• What this task involves: Reproduce, please, only the lines from the first line below to the line containing "PX_Y = FRAME_H / 60.0", inclusive.

++++

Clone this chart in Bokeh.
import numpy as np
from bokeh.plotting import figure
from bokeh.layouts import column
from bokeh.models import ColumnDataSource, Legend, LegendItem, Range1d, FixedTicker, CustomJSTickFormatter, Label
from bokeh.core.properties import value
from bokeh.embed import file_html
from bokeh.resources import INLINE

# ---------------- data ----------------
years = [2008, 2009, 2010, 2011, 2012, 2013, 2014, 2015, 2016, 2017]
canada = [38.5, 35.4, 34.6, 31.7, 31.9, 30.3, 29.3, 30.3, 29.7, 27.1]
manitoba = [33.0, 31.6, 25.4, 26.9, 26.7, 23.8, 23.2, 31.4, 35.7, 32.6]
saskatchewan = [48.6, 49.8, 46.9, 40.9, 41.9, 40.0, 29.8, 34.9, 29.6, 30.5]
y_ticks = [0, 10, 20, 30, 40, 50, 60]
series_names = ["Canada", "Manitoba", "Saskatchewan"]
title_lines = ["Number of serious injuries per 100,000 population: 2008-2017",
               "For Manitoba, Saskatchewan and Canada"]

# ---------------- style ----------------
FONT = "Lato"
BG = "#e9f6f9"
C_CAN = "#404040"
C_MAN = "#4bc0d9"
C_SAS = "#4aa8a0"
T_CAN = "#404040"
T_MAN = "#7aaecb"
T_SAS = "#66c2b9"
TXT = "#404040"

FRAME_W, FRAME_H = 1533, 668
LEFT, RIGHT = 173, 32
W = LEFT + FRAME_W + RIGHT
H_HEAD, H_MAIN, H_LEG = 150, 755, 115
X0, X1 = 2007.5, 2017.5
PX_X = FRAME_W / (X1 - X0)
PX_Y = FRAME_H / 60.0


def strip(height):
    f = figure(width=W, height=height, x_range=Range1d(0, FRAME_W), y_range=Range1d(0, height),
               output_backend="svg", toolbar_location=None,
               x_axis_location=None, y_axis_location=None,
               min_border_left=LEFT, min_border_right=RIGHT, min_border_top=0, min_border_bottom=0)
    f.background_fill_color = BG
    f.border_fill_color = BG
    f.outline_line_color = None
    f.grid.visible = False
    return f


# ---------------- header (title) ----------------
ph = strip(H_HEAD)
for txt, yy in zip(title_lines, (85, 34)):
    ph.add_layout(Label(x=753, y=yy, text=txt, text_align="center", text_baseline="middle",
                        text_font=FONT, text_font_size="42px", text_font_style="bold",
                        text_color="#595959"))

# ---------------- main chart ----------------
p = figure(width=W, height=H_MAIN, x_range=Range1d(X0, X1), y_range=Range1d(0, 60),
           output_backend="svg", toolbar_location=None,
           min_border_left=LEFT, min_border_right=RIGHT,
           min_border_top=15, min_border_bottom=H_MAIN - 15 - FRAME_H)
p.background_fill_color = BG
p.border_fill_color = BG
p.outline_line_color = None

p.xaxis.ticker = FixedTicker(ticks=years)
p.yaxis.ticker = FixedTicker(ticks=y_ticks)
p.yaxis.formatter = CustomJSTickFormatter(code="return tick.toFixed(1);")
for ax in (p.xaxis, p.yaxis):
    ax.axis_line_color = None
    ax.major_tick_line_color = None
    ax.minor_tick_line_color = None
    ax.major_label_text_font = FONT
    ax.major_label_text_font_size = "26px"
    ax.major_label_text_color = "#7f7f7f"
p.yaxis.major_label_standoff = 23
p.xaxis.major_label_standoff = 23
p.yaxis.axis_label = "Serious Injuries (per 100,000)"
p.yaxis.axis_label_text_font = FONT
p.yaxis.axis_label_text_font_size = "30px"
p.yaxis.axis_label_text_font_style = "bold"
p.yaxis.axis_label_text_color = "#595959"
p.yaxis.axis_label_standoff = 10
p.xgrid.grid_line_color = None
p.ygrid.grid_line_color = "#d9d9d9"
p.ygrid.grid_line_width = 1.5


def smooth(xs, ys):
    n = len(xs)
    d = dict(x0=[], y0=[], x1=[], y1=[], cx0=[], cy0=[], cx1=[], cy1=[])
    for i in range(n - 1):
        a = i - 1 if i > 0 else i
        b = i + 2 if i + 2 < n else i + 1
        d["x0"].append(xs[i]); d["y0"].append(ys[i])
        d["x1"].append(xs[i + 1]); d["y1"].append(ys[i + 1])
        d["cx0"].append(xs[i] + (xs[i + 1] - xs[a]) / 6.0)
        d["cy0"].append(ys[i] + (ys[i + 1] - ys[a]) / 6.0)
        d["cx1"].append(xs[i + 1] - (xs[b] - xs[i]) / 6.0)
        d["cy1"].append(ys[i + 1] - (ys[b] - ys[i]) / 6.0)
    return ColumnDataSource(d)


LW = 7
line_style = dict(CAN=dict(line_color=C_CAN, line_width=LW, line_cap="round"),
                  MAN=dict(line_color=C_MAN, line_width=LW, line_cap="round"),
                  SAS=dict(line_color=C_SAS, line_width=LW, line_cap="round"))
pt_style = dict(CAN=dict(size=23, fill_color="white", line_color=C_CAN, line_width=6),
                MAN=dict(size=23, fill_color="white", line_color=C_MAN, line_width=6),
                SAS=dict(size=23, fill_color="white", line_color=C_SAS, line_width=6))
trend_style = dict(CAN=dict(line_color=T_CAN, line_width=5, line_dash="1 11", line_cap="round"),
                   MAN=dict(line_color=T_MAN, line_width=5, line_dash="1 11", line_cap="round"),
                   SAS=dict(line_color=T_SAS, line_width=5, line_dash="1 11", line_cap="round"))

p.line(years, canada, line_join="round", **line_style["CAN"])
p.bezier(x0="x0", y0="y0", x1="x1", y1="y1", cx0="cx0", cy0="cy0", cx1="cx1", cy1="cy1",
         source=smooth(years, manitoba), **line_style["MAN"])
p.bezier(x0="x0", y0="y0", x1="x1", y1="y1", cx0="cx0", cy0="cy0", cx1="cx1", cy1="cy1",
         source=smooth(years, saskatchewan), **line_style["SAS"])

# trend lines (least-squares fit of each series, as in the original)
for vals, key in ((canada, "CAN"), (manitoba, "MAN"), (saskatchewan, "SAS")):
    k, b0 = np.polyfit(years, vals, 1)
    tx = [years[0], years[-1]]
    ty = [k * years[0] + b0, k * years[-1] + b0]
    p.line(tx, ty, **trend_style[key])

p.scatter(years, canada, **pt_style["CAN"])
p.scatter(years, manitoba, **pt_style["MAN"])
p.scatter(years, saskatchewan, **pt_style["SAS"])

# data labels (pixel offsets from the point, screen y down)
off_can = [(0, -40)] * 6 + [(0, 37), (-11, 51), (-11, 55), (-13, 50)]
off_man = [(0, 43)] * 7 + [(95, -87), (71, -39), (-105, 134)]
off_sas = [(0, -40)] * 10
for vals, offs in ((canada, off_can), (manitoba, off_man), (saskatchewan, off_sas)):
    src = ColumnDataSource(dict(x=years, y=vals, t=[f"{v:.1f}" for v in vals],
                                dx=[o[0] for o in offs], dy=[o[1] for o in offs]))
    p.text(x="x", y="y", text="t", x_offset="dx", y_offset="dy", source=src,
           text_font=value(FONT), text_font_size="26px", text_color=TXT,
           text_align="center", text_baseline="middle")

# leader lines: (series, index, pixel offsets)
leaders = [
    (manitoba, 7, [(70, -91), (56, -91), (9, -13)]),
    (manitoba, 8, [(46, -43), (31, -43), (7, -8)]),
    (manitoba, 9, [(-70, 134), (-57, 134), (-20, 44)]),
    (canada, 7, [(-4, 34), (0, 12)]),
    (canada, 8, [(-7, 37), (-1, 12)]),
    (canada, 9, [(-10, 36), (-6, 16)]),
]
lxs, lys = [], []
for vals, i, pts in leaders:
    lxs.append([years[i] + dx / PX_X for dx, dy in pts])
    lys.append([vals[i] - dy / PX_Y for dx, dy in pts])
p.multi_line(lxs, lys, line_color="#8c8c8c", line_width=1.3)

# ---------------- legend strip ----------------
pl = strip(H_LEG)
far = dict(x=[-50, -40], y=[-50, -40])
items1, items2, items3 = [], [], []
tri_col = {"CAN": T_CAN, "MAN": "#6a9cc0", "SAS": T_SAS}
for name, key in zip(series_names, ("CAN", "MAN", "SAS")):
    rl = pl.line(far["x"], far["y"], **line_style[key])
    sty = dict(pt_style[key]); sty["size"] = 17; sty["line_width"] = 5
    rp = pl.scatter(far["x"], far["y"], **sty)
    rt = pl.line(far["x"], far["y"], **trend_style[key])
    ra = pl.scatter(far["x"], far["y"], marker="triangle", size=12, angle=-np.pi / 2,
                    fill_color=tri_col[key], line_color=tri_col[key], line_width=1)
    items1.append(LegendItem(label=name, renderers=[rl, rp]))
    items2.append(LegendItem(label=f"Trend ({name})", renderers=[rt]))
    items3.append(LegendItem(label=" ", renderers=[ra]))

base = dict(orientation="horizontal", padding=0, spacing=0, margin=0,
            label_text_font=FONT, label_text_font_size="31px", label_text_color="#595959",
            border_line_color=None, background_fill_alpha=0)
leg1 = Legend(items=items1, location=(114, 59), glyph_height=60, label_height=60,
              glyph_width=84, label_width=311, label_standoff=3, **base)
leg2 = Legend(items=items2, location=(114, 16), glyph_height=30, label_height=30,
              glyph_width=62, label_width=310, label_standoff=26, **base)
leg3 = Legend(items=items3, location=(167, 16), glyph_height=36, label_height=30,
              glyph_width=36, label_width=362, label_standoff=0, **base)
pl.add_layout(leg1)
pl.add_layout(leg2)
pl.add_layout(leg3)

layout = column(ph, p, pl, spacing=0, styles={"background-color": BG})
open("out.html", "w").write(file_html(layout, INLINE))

++++

• Exercise output:
Clone this chart in Bokeh.
import numpy as np
from bokeh.plotting import figure
from bokeh.layouts import column
from bokeh.models import ColumnDataSource, Legend, LegendItem, Range1d, FixedTicker, CustomJSTickFormatter, Label
from bokeh.core.properties import value
from bokeh.embed import file_html
from bokeh.resources import INLINE

# ---------------- data ----------------
years = [2008, 2009, 2010, 2011, 2012, 2013, 2014, 2015, 2016, 2017]
canada = [38.5, 35.4, 34.6, 31.7, 31.9, 30.3, 29.3, 30.3, 29.7, 27.1]
manitoba = [33.0, 31.6, 25.4, 26.9, 26.7, 23.8, 23.2, 31.4, 35.7, 32.6]
saskatchewan = [48.6, 49.8, 46.9, 40.9, 41.9, 40.0, 29.8, 34.9, 29.6, 30.5]
y_ticks = [0, 10, 20, 30, 40, 50, 60]
series_names = ["Canada", "Manitoba", "Saskatchewan"]
title_lines = ["Number of serious injuries per 100,000 population: 2008-2017",
               "For Manitoba, Saskatchewan and Canada"]

# ---------------- style ----------------
FONT = "Lato"
BG = "#e9f6f9"
C_CAN = "#404040"
C_MAN = "#4bc0d9"
C_SAS = "#4aa8a0"
T_CAN = "#404040"
T_MAN = "#7aaecb"
T_SAS = "#66c2b9"
TXT = "#404040"

FRAME_W, FRAME_H = 1533, 668
LEFT, RIGHT = 173, 32
W = LEFT + FRAME_W + RIGHT
H_HEAD, H_MAIN, H_LEG = 150, 755, 115
X0, X1 = 2007.5, 2017.5
PX_X = FRAME_W / (X1 - X0)
PX_Y = FRAME_H / 60.0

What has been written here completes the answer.